Using the Bounce Signal to catch tradable rallies works well in bull markets. Well, since its February low the S&P500 is up 12%! So far for not being a bull market… Again, this view is a bit difficult as the S&P500 (speak large-cap) went up 12% while the Russell 2000 (speak small-caps) had a gain of some 4.5% since the February low and is in a loss year to date. The problem here is that if you are trading higher beta stocks which you more likely find in small caps but looking at the large cap index of the S&P500 that’s like looking at the weather forecast of Miami while traveling to Seattle. The Russell 2000 index shows good moves in February and June which offered great trading opportunities. And all those rallies were preceded by a Bounce Signal but not all Bounce Signals induced a tradable rally. If only we would know in advance…
Well, one of my specialities is the market assessment using the Summation Index and McClellan Oscillator. Attached chart shows the Russell 2000, a Bounce Signal Indicator, the Summation Index and McClellan Oscillator. On the chart I marked every time the Bounce Signal was triggered and the McClellan Oscillator crossed the zero line. Every such setup was followed by a tradable rally in the market, or in the Russell 2000, shall I say. I appears that the combination of a Bounce Signal and the McClellan cross above the zero line gives a very reliable signal for the Russell 2000 to bounce and to rally for as long as the McClellan Oscillator remains above the zero line. Both, the Bounce Signal or the McClellan Oscillator cross above the zero line on its own is less reliable than the two together. As an aside, watch the analogy between the Summation Index and the Russell 2000.
At the right edge of the chart we can see the latest Bounce Signal. This Bounce Signal is not confirmed by the McClellan Oscillator and hence does not give a buy signal for the Russell 2000 or suggesting a tradable rally is in the making. However, quite often the Bounce Signal triggers 1-2 days before the McClellan Oscillator crosses the zero line.
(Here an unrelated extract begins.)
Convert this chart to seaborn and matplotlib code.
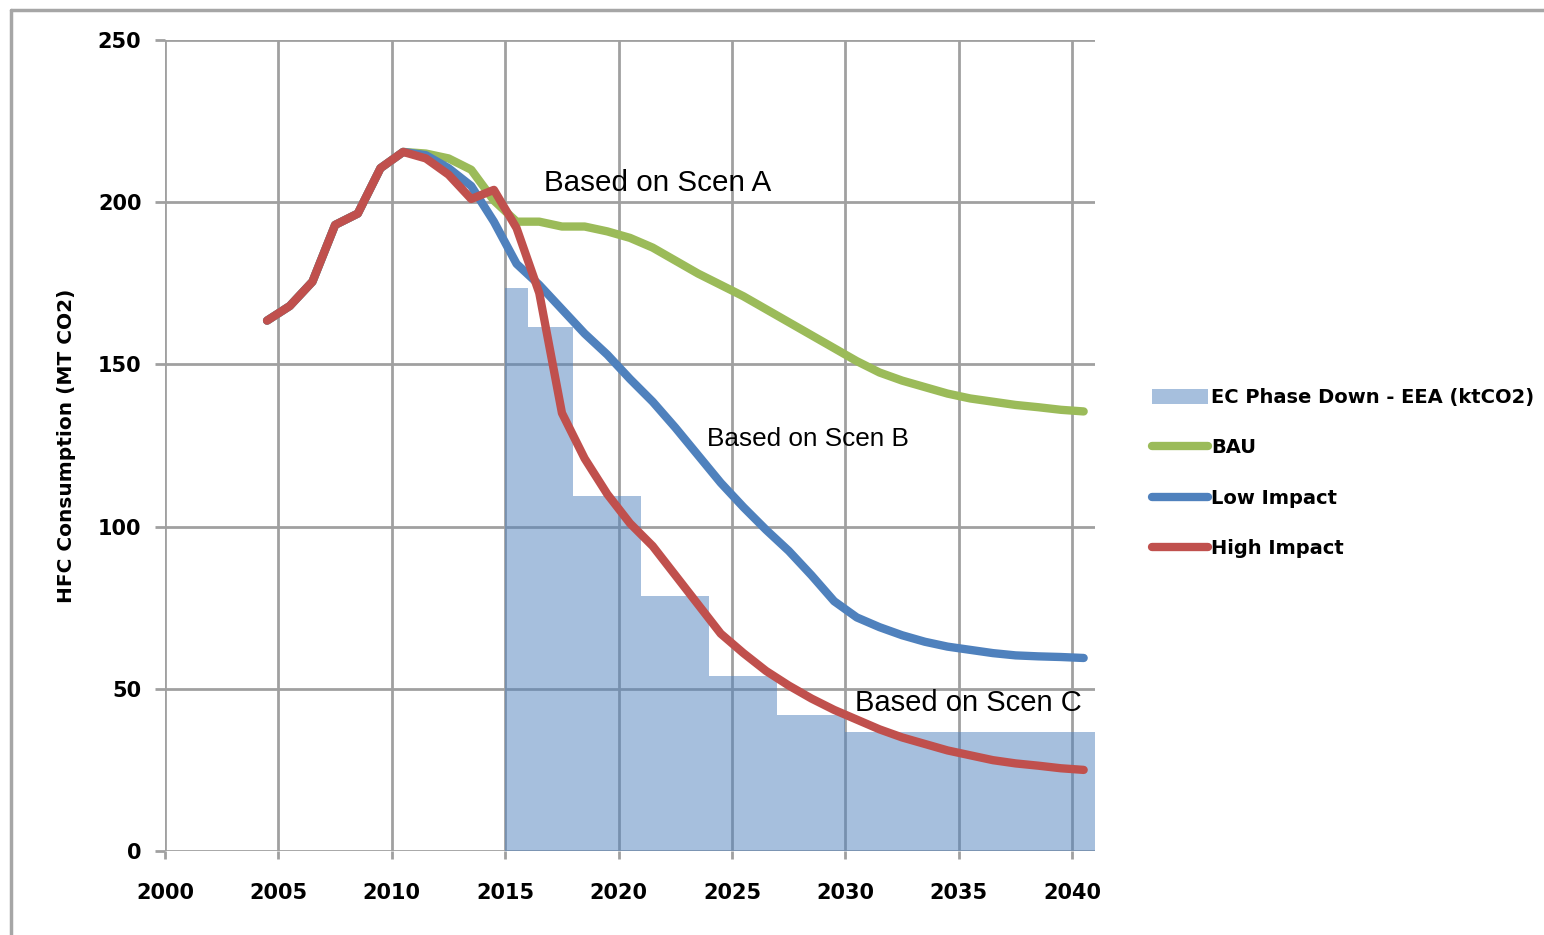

With the Bounce Signal in play a cross of the zero line in the McClellan Oscillator within the next 1-2 sessions would indeed trigger a buy signal and a tradable rally. As per the close of trade on July 29, 2014 a total of 2560 net advancing issues are required for the McClellan Oscillator to cross the zero line. For those watching the McClellan Volume Oscillator, a total of 2’203 mio net up volume needs to be registered to push the McClellan Volume Oscillator above zero. As a reference, last Friday’s bounce saw 2011 net advancing issues and 1’728 mio net up volume. Two strong days would be required for the signals to trigger.